Exercise brief>
Please reproduce exactly the lines between the line holding "Reproduce this chart with Apache ECharts." and the line holding "var hdTicks = [0, 5, 10, 15, 20, 25, 30, 35];", inclusive, leaving out any pictures.

-------- Material shown

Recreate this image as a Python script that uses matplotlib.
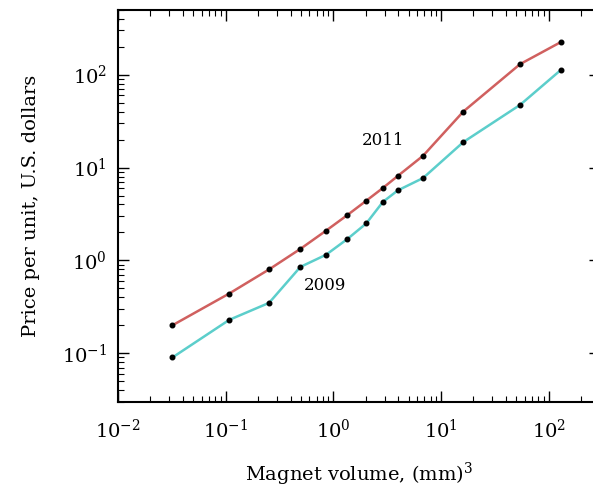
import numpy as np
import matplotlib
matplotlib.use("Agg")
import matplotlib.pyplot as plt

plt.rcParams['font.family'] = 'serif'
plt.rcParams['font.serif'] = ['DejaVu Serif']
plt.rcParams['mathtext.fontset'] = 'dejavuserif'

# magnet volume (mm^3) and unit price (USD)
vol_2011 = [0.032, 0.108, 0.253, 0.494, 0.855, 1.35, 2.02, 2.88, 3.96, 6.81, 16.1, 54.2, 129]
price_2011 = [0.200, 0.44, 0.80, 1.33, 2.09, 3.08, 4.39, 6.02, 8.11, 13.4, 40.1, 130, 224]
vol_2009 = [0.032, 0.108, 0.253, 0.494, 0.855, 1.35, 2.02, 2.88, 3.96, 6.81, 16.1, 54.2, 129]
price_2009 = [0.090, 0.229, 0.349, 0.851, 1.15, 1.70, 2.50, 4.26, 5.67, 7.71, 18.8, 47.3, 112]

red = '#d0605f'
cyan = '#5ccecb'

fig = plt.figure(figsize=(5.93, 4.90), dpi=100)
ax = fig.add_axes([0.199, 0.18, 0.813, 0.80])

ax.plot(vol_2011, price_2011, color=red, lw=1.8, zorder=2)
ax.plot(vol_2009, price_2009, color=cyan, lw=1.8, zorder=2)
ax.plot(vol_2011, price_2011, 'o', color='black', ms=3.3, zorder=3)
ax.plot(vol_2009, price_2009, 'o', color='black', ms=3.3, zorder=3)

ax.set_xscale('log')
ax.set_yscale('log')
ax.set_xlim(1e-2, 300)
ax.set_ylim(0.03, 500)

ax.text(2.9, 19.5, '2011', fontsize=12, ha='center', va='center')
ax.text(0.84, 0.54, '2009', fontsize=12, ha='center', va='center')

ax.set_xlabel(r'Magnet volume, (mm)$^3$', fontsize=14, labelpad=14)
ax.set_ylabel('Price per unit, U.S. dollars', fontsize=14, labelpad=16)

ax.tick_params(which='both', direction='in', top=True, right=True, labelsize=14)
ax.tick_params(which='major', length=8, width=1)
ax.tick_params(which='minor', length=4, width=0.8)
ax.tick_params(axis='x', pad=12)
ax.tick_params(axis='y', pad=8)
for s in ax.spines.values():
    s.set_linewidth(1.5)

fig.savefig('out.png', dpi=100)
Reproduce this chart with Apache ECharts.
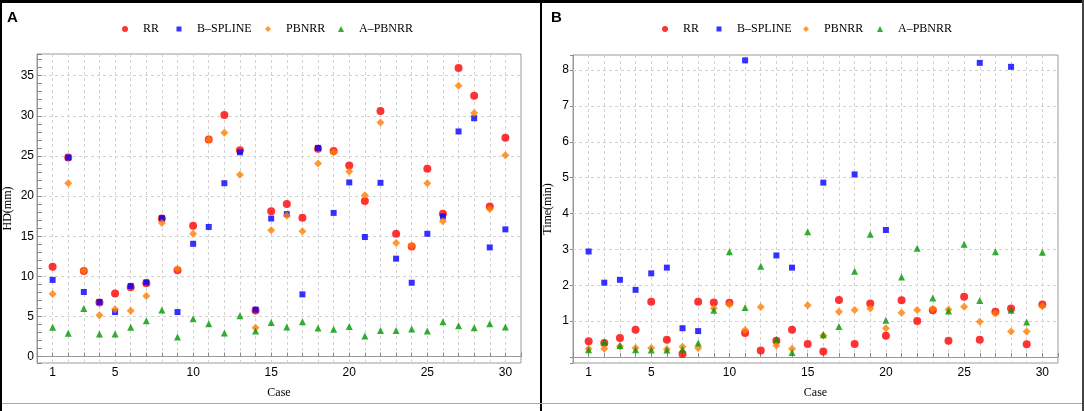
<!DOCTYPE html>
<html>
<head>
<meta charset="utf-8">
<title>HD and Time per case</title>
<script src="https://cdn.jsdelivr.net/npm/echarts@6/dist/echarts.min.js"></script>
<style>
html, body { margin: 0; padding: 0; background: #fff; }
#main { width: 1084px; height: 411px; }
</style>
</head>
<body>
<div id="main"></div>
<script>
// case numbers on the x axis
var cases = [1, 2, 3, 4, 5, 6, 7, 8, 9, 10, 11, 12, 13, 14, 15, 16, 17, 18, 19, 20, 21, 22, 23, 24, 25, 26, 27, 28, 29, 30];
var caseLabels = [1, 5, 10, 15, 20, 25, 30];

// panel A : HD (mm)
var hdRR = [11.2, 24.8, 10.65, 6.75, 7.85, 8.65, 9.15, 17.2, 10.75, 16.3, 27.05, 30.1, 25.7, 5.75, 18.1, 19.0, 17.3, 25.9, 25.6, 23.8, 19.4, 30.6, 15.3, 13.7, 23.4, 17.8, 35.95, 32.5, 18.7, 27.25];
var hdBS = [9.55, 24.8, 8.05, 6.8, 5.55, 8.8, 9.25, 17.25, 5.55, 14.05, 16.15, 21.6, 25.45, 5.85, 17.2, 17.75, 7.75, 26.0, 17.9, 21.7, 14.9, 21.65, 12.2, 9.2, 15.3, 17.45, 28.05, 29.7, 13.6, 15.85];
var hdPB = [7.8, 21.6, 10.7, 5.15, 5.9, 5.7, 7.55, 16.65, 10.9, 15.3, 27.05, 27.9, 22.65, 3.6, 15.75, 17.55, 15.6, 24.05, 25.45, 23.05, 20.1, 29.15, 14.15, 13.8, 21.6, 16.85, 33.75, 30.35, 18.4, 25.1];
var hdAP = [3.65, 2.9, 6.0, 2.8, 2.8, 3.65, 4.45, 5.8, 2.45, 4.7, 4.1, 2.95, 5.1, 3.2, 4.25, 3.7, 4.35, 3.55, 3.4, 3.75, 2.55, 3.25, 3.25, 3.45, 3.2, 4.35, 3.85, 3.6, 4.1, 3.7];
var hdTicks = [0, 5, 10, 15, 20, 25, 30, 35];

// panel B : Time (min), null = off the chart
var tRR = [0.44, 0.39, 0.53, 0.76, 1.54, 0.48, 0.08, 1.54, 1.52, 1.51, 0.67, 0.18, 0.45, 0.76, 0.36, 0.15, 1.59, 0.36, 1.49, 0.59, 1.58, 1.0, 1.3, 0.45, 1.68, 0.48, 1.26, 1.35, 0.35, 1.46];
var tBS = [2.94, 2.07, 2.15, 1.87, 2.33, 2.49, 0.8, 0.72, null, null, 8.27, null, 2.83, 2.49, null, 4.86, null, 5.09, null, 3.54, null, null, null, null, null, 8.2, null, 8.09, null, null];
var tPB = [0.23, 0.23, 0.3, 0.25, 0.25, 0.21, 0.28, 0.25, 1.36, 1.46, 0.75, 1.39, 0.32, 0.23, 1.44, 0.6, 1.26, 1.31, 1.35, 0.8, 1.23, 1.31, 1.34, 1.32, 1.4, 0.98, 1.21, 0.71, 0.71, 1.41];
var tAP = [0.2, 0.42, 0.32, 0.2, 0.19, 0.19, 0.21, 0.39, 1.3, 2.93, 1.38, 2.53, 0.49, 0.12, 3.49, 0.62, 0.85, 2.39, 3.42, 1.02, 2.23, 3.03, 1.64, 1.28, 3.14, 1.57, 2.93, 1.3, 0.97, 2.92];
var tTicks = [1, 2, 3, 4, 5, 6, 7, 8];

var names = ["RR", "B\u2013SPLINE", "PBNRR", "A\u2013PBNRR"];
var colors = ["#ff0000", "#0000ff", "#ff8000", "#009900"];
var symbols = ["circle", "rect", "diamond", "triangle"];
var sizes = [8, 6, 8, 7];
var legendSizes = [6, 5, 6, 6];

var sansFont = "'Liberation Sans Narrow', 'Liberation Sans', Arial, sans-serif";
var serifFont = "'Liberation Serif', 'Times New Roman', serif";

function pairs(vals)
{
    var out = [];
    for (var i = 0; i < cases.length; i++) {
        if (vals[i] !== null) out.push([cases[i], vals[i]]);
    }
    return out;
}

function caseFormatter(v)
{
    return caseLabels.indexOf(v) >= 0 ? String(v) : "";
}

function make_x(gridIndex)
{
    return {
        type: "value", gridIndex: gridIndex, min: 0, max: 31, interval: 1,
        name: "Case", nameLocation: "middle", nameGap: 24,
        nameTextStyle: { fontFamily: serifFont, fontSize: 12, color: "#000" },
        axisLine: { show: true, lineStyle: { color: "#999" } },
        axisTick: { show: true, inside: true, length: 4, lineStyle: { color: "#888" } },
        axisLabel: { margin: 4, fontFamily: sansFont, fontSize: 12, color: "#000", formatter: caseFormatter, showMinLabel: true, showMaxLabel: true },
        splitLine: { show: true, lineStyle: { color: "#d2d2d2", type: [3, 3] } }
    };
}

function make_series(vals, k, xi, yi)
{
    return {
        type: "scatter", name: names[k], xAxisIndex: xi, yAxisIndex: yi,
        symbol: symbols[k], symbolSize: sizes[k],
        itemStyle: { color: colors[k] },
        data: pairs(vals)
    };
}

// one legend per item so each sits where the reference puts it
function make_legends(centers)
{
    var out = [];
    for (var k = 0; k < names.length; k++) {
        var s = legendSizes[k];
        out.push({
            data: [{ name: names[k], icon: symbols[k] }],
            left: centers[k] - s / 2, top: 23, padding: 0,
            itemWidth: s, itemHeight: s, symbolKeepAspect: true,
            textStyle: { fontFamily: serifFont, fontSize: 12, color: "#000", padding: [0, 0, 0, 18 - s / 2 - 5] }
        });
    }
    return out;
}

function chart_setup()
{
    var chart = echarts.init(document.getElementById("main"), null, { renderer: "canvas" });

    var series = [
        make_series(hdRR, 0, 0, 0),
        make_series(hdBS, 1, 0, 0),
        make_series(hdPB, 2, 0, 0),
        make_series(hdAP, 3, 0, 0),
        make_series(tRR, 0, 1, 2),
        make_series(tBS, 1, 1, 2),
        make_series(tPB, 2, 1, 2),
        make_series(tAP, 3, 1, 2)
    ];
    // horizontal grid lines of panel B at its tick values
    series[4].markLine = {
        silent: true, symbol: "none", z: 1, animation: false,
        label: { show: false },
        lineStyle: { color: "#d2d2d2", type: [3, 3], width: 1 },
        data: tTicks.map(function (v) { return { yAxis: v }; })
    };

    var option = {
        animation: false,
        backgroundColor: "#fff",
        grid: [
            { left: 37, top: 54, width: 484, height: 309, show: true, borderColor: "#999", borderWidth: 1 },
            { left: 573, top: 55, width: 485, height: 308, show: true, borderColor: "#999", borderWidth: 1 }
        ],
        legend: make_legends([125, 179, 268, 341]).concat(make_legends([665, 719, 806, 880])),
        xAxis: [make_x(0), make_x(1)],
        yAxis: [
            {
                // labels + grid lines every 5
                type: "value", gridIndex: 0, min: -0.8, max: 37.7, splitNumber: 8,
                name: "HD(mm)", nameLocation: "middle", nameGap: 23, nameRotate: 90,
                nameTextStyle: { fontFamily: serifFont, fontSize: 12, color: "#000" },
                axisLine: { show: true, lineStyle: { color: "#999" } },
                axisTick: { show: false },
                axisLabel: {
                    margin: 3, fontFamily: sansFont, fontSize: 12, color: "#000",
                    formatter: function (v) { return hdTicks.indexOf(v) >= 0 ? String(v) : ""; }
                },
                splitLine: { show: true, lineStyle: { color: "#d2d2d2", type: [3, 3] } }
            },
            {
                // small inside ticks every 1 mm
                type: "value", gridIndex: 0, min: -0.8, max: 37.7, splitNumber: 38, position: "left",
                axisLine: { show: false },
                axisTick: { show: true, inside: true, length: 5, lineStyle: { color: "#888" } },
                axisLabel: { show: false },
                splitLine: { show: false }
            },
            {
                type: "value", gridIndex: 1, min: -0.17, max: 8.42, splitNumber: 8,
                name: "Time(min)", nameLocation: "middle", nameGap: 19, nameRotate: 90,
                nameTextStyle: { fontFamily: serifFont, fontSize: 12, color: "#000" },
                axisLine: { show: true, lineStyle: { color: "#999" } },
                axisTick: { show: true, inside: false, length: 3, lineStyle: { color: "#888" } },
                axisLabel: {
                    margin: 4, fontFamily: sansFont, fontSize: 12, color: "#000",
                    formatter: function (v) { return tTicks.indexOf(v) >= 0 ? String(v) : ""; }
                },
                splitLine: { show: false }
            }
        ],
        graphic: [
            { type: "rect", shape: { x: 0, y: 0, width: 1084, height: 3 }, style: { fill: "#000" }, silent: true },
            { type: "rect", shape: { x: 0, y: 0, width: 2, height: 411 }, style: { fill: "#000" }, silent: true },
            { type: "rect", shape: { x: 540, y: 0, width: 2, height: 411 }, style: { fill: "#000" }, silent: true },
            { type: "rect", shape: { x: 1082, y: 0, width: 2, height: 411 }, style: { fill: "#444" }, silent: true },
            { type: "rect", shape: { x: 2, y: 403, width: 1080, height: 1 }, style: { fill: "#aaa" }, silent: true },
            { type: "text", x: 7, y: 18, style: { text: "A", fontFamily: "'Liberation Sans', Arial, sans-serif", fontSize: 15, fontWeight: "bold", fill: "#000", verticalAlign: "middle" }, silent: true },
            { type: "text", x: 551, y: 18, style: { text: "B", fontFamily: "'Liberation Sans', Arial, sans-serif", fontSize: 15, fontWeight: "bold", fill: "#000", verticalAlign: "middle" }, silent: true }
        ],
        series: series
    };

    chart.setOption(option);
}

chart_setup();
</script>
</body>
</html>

----------------

Response to this task>
Reproduce this chart with Apache ECharts.
<!DOCTYPE html>
<html>
<head>
<meta charset="utf-8">
<title>HD and Time per case</title>
<script src="https://cdn.jsdelivr.net/npm/echarts@6/dist/echarts.min.js"></script>
<style>
html, body { margin: 0; padding: 0; background: #fff; }
#main { width: 1084px; height: 411px; }
</style>
</head>
<body>
<div id="main"></div>
<script>
// case numbers on the x axis
var cases = [1, 2, 3, 4, 5, 6, 7, 8, 9, 10, 11, 12, 13, 14, 15, 16, 17, 18, 19, 20, 21, 22, 23, 24, 25, 26, 27, 28, 29, 30];
var caseLabels = [1, 5, 10, 15, 20, 25, 30];

// panel A : HD (mm)
var hdRR = [11.2, 24.8, 10.65, 6.75, 7.85, 8.65, 9.15, 17.2, 10.75, 16.3, 27.05, 30.1, 25.7, 5.75, 18.1, 19.0, 17.3, 25.9, 25.6, 23.8, 19.4, 30.6, 15.3, 13.7, 23.4, 17.8, 35.95, 32.5, 18.7, 27.25];
var hdBS = [9.55, 24.8, 8.05, 6.8, 5.55, 8.8, 9.25, 17.25, 5.55, 14.05, 16.15, 21.6, 25.45, 5.85, 17.2, 17.75, 7.75, 26.0, 17.9, 21.7, 14.9, 21.65, 12.2, 9.2, 15.3, 17.45, 28.05, 29.7, 13.6, 15.85];
var hdPB = [7.8, 21.6, 10.7, 5.15, 5.9, 5.7, 7.55, 16.65, 10.9, 15.3, 27.05, 27.9, 22.65, 3.6, 15.75, 17.55, 15.6, 24.05, 25.45, 23.05, 20.1, 29.15, 14.15, 13.8, 21.6, 16.85, 33.75, 30.35, 18.4, 25.1];
var hdAP = [3.65, 2.9, 6.0, 2.8, 2.8, 3.65, 4.45, 5.8, 2.45, 4.7, 4.1, 2.95, 5.1, 3.2, 4.25, 3.7, 4.35, 3.55, 3.4, 3.75, 2.55, 3.25, 3.25, 3.45, 3.2, 4.35, 3.85, 3.6, 4.1, 3.7];
var hdTicks = [0, 5, 10, 15, 20, 25, 30, 35];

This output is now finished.